-- begin --
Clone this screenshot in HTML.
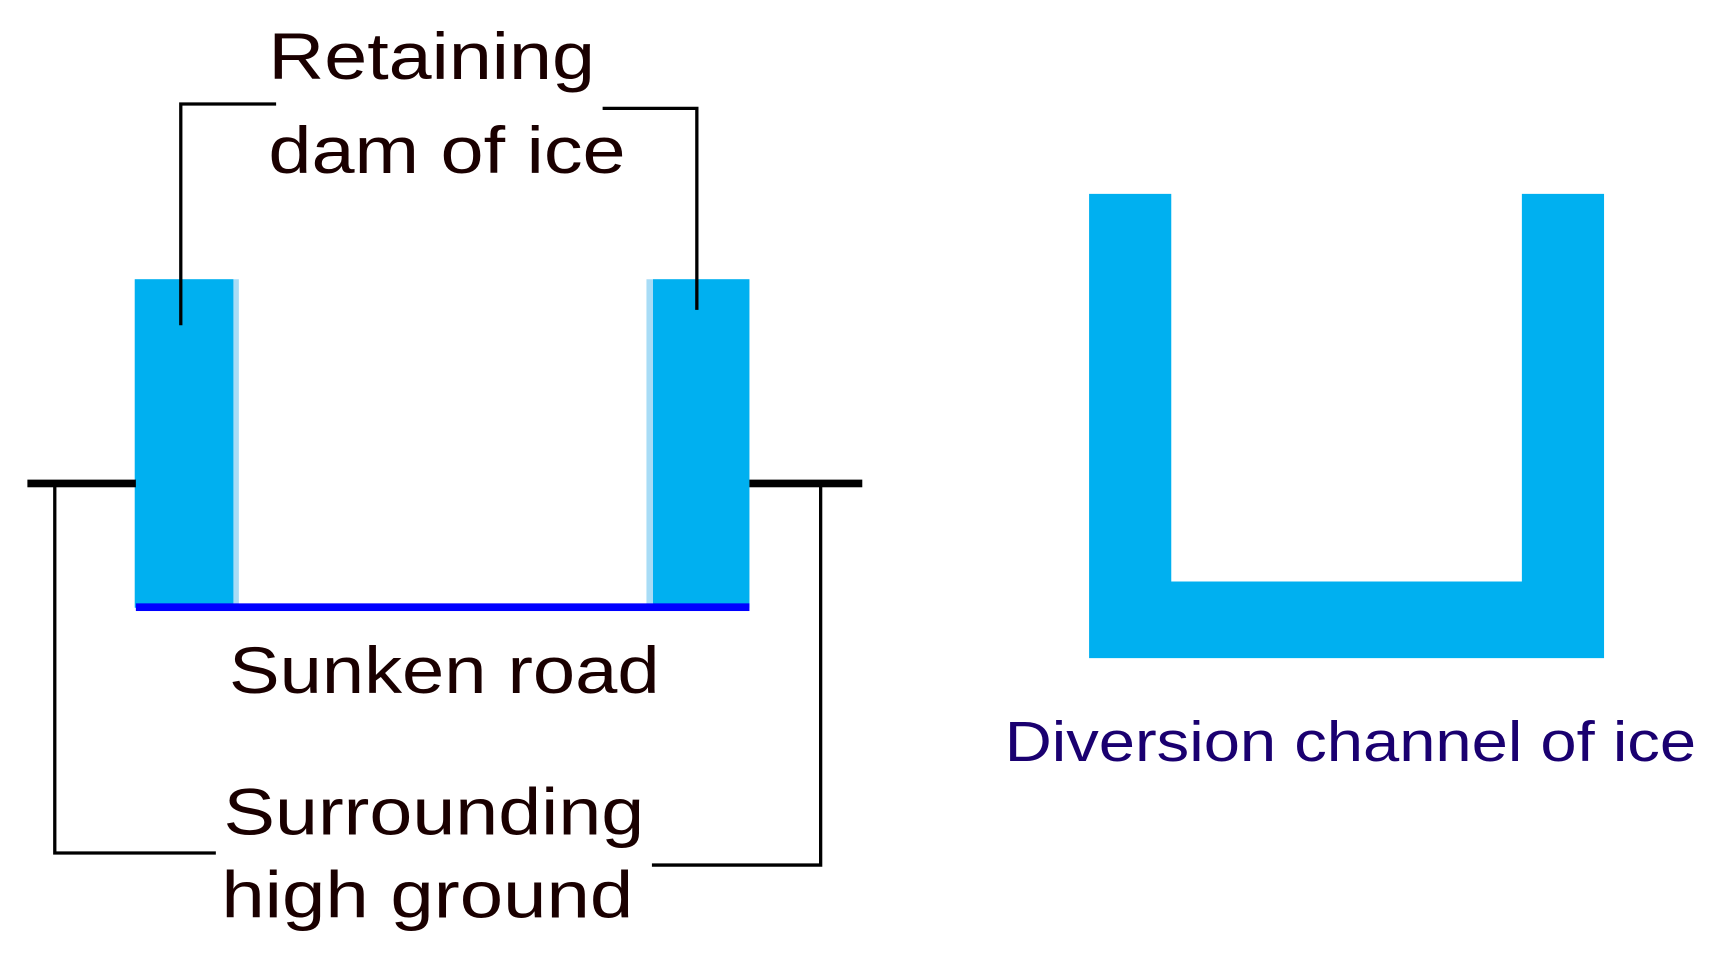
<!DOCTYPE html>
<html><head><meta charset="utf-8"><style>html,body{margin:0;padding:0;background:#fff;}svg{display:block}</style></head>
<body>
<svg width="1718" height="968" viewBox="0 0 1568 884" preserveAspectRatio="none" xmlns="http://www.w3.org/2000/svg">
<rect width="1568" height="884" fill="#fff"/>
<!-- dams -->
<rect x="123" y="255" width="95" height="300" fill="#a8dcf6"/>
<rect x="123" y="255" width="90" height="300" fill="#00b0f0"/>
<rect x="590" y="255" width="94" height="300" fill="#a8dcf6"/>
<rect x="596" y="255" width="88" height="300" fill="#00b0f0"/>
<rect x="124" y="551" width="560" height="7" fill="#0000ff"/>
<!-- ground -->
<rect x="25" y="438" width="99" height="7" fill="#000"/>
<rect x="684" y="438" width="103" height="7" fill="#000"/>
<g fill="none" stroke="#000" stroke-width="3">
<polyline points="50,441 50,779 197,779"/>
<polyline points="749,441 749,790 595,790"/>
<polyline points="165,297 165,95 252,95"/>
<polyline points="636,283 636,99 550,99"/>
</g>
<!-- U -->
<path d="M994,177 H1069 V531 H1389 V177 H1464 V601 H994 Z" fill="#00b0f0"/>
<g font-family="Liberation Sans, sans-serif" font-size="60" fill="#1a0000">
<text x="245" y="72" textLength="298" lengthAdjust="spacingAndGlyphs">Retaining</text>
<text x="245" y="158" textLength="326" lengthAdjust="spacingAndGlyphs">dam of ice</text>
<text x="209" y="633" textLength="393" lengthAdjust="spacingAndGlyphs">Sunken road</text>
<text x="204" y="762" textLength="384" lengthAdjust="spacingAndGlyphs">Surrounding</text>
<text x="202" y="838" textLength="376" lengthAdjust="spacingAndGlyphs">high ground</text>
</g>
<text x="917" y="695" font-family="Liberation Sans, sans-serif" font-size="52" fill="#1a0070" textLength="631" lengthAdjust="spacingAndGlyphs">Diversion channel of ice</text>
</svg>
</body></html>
-- end --
| The problem |
From the listing, extract all text exactly as given and drop any picture.

| Solution |
Clone this screenshot in HTML.
<!DOCTYPE html>
<html><head><meta charset="utf-8"><style>html,body{margin:0;padding:0;background:#fff;}svg{display:block}</style></head>
<body>
<svg width="1718" height="968" viewBox="0 0 1568 884" preserveAspectRatio="none" xmlns="http://www.w3.org/2000/svg">
<rect width="1568" height="884" fill="#fff"/>
<!-- dams -->
<rect x="123" y="255" width="95" height="300" fill="#a8dcf6"/>
<rect x="123" y="255" width="90" height="300" fill="#00b0f0"/>
<rect x="590" y="255" width="94" height="300" fill="#a8dcf6"/>
<rect x="596" y="255" width="88" height="300" fill="#00b0f0"/>
<rect x="124" y="551" width="560" height="7" fill="#0000ff"/>
<!-- ground -->
<rect x="25" y="438" width="99" height="7" fill="#000"/>
<rect x="684" y="438" width="103" height="7" fill="#000"/>
<g fill="none" stroke="#000" stroke-width="3">
<polyline points="50,441 50,779 197,779"/>
<polyline points="749,441 749,790 595,790"/>
<polyline points="165,297 165,95 252,95"/>
<polyline points="636,283 636,99 550,99"/>
</g>
<!-- U -->
<path d="M994,177 H1069 V531 H1389 V177 H1464 V601 H994 Z" fill="#00b0f0"/>
<g font-family="Liberation Sans, sans-serif" font-size="60" fill="#1a0000">
<text x="245" y="72" textLength="298" lengthAdjust="spacingAndGlyphs">Retaining</text>
<text x="245" y="158" textLength="326" lengthAdjust="spacingAndGlyphs">dam of ice</text>
<text x="209" y="633" textLength="393" lengthAdjust="spacingAndGlyphs">Sunken road</text>
<text x="204" y="762" textLength="384" lengthAdjust="spacingAndGlyphs">Surrounding</text>
<text x="202" y="838" textLength="376" lengthAdjust="spacingAndGlyphs">high ground</text>
</g>
<text x="917" y="695" font-family="Liberation Sans, sans-serif" font-size="52" fill="#1a0070" textLength="631" lengthAdjust="spacingAndGlyphs">Diversion channel of ice</text>
</svg>
</body></html>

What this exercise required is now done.